Zobrist stood feet from his locker, before walking out an exit, toward a field for more work in these low-pressure days. As it appears through a Big Four lens, what Zobrist, Rodney, catcher Jose Molina (Puerto Rico), relievers Cesar Ramos (Mexico) and Alex Torres (Venezuela), and minor-league infielders Iago Januario (Brazil) and Leonardo Reginatto (Brazil) accomplished in the WBC was hardly more than an exhibition venture. More than once, analysts made mention during tournament broadcasts that “these games matter,” as if to pitch to the American viewing public that contests without a Major League Baseball logo are indeed worthy of their time.
Some casual fans, no doubt, required an argument, if they were curious enough to watch at all. After all, some of the sport’s largest names were absent: Mike Trout, Josh Hamilton and Albert Pujols among them. Especially with the game’s stars, the WBC in its current stature represents a risk — injury, fatigue or under-use — as well as a reward.

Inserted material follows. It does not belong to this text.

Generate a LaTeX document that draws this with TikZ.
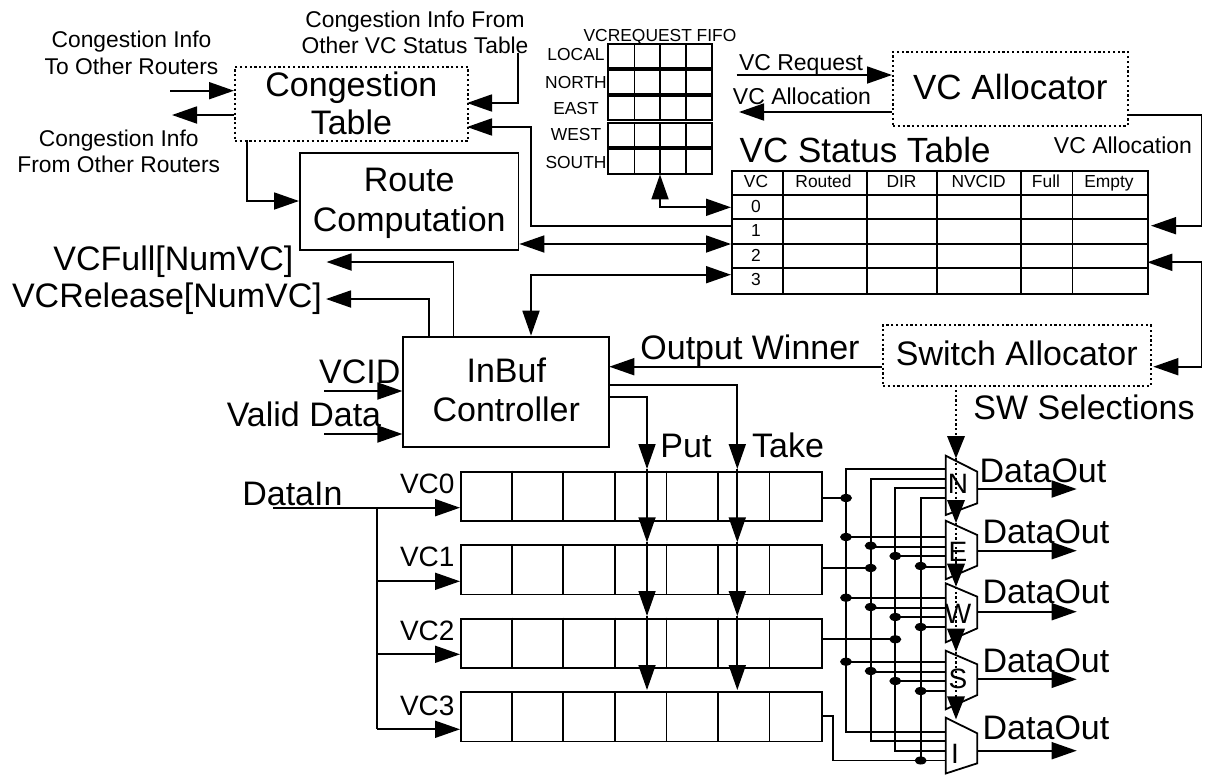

Ask the Rays’ participants about WBC takeaways, though, and their messages are patriotic, nostalgic and even include anticipation to repeat it if asked. Sure, the event lacks the gravitas of the World Cup. Large chunks of empty seats were noticeable in the championship round at AT&T Park and at other sites in and outside the United States. But fulfillment was found from within, and each offered positive reviews.
“It was awesome,” said Molina, who went 0-for-3 in two games. “I enjoyed it from the top to bottom. All the way to the end, I enjoyed it.”
“The adrenaline is just like a big-league game,” said Ramos, who surrendered one run and three hits in 2 2/3 innings. “It was unbelievable. The atmosphere, everything was awesome.”
“It was a nice experience,” said Rodney, who earned seven saves in eight appearances. “We had good communication. We brought energy to the field everydday. We played … how we were supposed to. We played to win the championship. That’s why we won the trophy.”
There was no better display of the WBC’s value than hearing Rodney speak. From talk of a “magic plantain” to discussion about how the Dominican Republic “played like family” to lifting a medal from his locker to dangle before cameras, it was clear that the closer found satisfaction in what he achieved with his countrymen. He was proud.
The themes are predictable, but true: The WBC experience went beyond big-money contracts, worry about attendance figures and other bottom-line concerns. It was about pride, rallying around a common cause and showing, once again, sports’ power to unite and ignite passions among people with like bonds.
Have doubts? Ask Ramos, who watched a bench-clearing, ninth-inning brawl between Mexico and Canada on March 9 at Chase Field.
“Surprising and intense,” Ramos said of the day, a 10-3 Canada victory in the first round. “But it goes to show the pride. … It kind of shows the way ball is played.”
It was one memory of many after WBC 2013. None are too small to keep.